During the beatification process, the Vatican called on Hitchens to play the ancient role of "devil's advocate" and present arguments against her being blessed.
 
A series of Mother Teresa's letters published in 2007 also caused some consternation among her admirers as it became clear that she had suffered crises of faith for most of her life and even doubted God's existence.
 
"Jesus has a very special love for you.
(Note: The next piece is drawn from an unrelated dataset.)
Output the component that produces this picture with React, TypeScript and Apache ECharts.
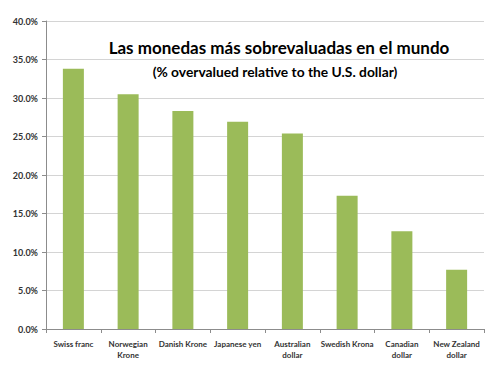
import React, { useEffect, useRef } from "react";
import * as echarts from "echarts";

const categories = [
  "Swiss franc",
  "Norwegian\nKrone",
  "Danish Krone",
  "Japanese yen",
  "Australian\ndollar",
  "Swedish Krona",
  "Canadian\ndollar",
  "New Zealand\ndollar",
];
const values = [33.8, 30.5, 28.3, 26.9, 25.4, 17.3, 12.7, 7.7];
const titleText = "Las monedas más sobrevaluadas en el mundo";
const subtitleText = "(% overvalued relative to the U.S. dollar)";

export default function App() {
  const ref = useRef<HTMLDivElement>(null);
  useEffect(() => {
    const chart = echarts.init(ref.current!, null, { renderer: "svg" });
    chart.setOption({
      animation: false,
      backgroundColor: "#ffffff",
      title: [
        {
          text: titleText,
          left: 274,
          top: 34,
          textAlign: "center",
          textStyle: { fontFamily: "Lato", fontSize: 17, fontWeight: "bold", color: "#000" },
        },
        {
          text: subtitleText,
          left: 270,
          top: 59,
          textAlign: "center",
          textStyle: { fontFamily: "Lato", fontSize: 13.8, fontWeight: "bold", color: "#000" },
        },
      ],
      grid: { left: 46, right: 18, top: 21, bottom: 38, containLabel: false },
      xAxis: {
        type: "category",
        data: categories,
        axisLine: { lineStyle: { color: "#8c8c8c" } },
        axisTick: { show: true, alignWithLabel: false, length: 4, lineStyle: { color: "#8c8c8c" } },
        axisLabel: {
          interval: 0,
          fontFamily: "Lato",
          fontSize: 8,
          fontWeight: "bold",
          color: "#333",
          lineHeight: 11,
          margin: 9,
        },
      },
      yAxis: {
        type: "value",
        min: 0,
        max: 40,
        interval: 5,
        axisLine: { show: true, lineStyle: { color: "#8c8c8c" } },
        axisTick: { show: true, length: 4, lineStyle: { color: "#8c8c8c" } },
        splitLine: { lineStyle: { color: "#d4d4d4" } },
        axisLabel: {
          formatter: (v: number) => v.toFixed(1) + "%",
          fontFamily: "Lato",
          fontSize: 9,
          fontWeight: "bold",
          color: "#333",
          margin: 8,
        },
      },
      series: [
        {
          type: "bar",
          data: values,
          barWidth: 21,
          itemStyle: { color: "#9bbb59" },
        },
      ],
    });
    return () => chart.dispose();
  }, []);
  return <div ref={ref} style={{ width: 502, height: 367, position: "absolute", left: 0, top: 0 }} />;
}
As for me, the silence and the emptiness is so great that I look and do not see, listen and do not hear," she wrote to one confidant, Reverend Michael Van Der Peet, in 1979.
 
Anniversary events have also been planned on Thursday in the three neighbouring Balkan states of Albania, Macedonia and Kosovo -- all of which lay claim to a slice of the Mother Teresa legend.
 
The Macedonian parliament will hold a special session in her honour on Thursday, while blue and white flags and portraits of Mother Teresa have been erected in the Albanian capital Tirana.
 
Kosovo, with its majority Albanian population, was the birthplace of Mother Teresa's mother, and President Fatmir Sejdiu has proclaimed 2010 to be "Mother Teresa Year".
 
Last year, India flatly rejected a demand by the Albanian government for the return of the Mother Teresa's remains so that she could be buried next to her sister and mother in Tirana.
 
"Mother Teresa was an Indian citizen and she is resting in her own country," the Indian foreign ministry said.
 
She was granted Indian citizenship in 1951 and received a state funeral after her death.